AIM OF THE EXERCISE: Repeat exactly the lines running from the first line of the data to the line containing "reps = [r for b in blocks for r in b]", both ends included, and nothing else; drop the pictures.

INFORMATION PROVIDED:
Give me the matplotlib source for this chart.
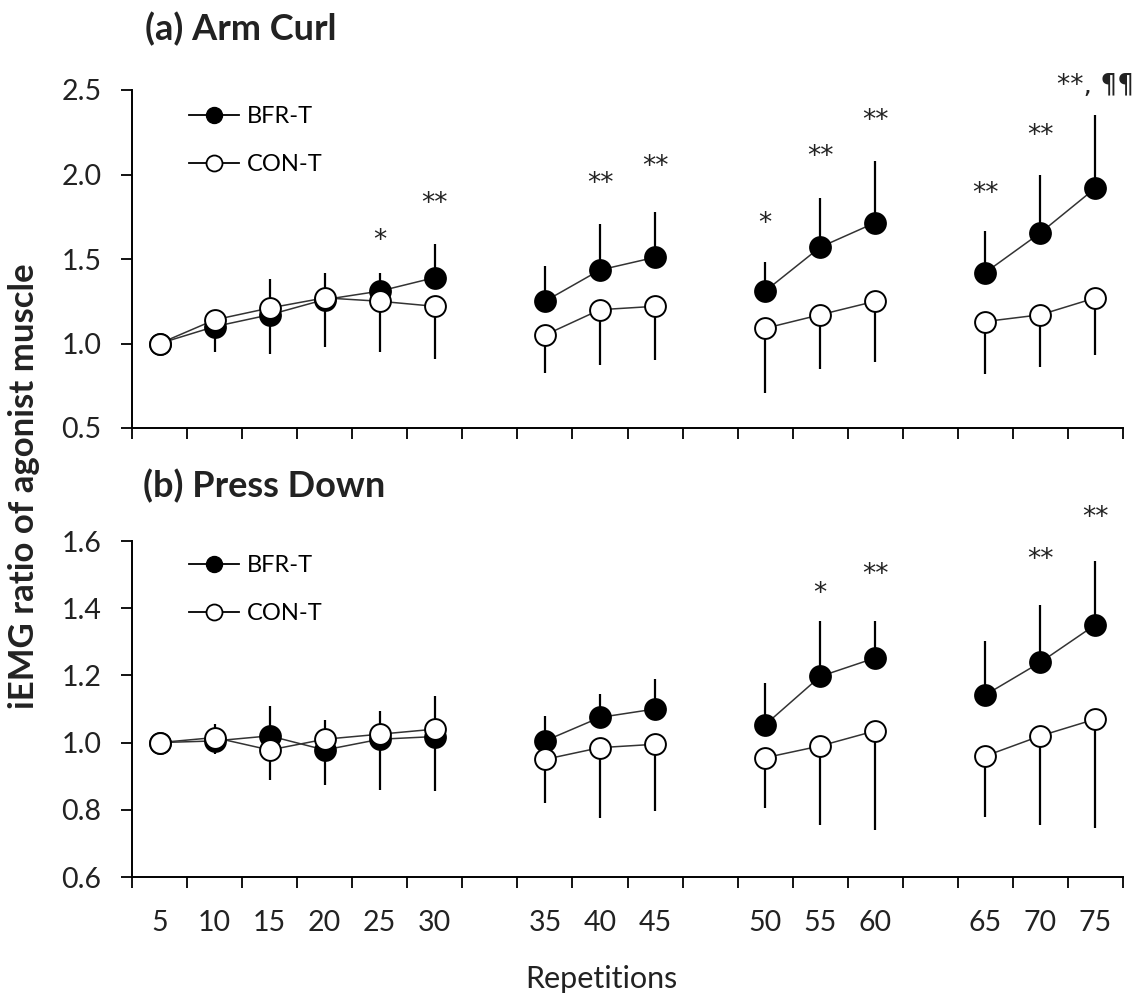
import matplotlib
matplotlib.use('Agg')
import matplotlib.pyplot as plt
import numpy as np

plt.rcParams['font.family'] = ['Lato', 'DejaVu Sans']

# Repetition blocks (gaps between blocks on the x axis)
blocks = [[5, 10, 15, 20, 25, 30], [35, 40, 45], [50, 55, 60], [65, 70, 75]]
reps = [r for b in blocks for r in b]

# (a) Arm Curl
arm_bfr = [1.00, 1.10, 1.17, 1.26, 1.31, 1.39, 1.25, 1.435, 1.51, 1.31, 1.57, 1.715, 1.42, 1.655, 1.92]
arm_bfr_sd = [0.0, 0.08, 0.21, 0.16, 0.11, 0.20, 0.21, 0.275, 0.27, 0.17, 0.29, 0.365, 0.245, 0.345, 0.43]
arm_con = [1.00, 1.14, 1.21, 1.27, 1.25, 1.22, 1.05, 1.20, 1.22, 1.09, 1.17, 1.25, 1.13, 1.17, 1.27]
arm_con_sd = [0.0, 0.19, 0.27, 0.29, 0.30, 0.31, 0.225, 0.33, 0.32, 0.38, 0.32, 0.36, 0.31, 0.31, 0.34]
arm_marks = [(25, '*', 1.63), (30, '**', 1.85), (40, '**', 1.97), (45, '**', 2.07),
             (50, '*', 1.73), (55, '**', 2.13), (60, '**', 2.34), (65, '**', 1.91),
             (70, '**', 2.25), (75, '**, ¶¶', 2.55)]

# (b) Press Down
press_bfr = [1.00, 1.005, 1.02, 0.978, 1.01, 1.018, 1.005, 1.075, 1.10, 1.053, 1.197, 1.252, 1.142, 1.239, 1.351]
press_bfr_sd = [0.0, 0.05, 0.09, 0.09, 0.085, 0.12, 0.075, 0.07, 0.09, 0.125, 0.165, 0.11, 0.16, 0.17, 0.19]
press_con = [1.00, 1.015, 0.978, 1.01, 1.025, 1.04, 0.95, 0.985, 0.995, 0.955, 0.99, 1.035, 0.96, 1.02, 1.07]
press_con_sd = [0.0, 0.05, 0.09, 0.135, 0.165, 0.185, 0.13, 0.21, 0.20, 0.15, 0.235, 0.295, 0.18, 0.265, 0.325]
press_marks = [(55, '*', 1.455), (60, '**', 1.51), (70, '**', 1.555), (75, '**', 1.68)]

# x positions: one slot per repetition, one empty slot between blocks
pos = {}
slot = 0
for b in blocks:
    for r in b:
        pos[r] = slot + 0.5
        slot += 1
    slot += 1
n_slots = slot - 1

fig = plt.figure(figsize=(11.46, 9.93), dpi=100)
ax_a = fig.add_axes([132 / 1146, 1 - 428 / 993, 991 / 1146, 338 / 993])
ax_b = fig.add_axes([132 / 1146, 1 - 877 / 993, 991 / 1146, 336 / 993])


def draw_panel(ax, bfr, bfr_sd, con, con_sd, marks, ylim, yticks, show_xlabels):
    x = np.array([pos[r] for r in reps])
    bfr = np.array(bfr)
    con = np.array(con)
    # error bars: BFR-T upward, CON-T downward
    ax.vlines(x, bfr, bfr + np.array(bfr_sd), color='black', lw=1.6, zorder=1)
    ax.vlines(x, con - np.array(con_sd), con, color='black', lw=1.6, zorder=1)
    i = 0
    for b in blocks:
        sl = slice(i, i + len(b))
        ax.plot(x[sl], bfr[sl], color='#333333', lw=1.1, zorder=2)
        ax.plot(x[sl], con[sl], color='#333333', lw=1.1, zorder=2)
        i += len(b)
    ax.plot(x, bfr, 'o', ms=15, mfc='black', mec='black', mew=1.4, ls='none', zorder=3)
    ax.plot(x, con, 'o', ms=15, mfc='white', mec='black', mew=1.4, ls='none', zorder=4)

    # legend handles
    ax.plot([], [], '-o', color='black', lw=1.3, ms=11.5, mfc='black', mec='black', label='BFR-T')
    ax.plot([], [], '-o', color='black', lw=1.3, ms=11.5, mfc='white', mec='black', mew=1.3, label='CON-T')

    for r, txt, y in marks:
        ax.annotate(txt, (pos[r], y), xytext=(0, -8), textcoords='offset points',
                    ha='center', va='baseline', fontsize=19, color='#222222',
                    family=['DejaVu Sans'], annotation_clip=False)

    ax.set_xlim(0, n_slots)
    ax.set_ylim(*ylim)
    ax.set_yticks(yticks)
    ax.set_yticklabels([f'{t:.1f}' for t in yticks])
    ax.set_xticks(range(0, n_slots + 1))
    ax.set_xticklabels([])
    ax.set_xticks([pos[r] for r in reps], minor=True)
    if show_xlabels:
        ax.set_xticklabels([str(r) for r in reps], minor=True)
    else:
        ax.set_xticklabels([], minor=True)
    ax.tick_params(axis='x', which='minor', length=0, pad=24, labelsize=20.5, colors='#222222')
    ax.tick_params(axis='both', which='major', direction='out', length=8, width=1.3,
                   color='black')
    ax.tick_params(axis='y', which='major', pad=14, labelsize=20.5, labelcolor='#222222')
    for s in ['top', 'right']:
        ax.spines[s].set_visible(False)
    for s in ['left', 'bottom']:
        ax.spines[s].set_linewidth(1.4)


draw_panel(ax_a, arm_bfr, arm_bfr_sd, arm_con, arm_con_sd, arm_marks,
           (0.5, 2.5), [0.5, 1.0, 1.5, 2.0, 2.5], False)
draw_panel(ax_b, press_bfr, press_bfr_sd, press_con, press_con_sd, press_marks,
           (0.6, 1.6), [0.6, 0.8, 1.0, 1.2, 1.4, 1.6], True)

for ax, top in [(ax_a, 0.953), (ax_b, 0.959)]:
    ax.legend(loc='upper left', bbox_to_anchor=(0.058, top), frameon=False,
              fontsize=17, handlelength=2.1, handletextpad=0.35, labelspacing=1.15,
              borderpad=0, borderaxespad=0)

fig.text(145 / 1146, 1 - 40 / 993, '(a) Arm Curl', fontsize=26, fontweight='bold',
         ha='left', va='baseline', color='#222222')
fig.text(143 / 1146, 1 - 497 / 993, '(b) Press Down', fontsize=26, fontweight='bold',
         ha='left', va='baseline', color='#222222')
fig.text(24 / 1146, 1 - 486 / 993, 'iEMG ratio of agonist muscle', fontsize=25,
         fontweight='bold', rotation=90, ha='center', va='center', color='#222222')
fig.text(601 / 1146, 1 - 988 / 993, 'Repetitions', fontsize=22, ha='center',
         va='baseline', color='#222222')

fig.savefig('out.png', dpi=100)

SOLUTION TO THIS PROBLEM:
Give me the matplotlib source for this chart.
import matplotlib
matplotlib.use('Agg')
import matplotlib.pyplot as plt
import numpy as np

plt.rcParams['font.family'] = ['Lato', 'DejaVu Sans']

# Repetition blocks (gaps between blocks on the x axis)
blocks = [[5, 10, 15, 20, 25, 30], [35, 40, 45], [50, 55, 60], [65, 70, 75]]
reps = [r for b in blocks for r in b]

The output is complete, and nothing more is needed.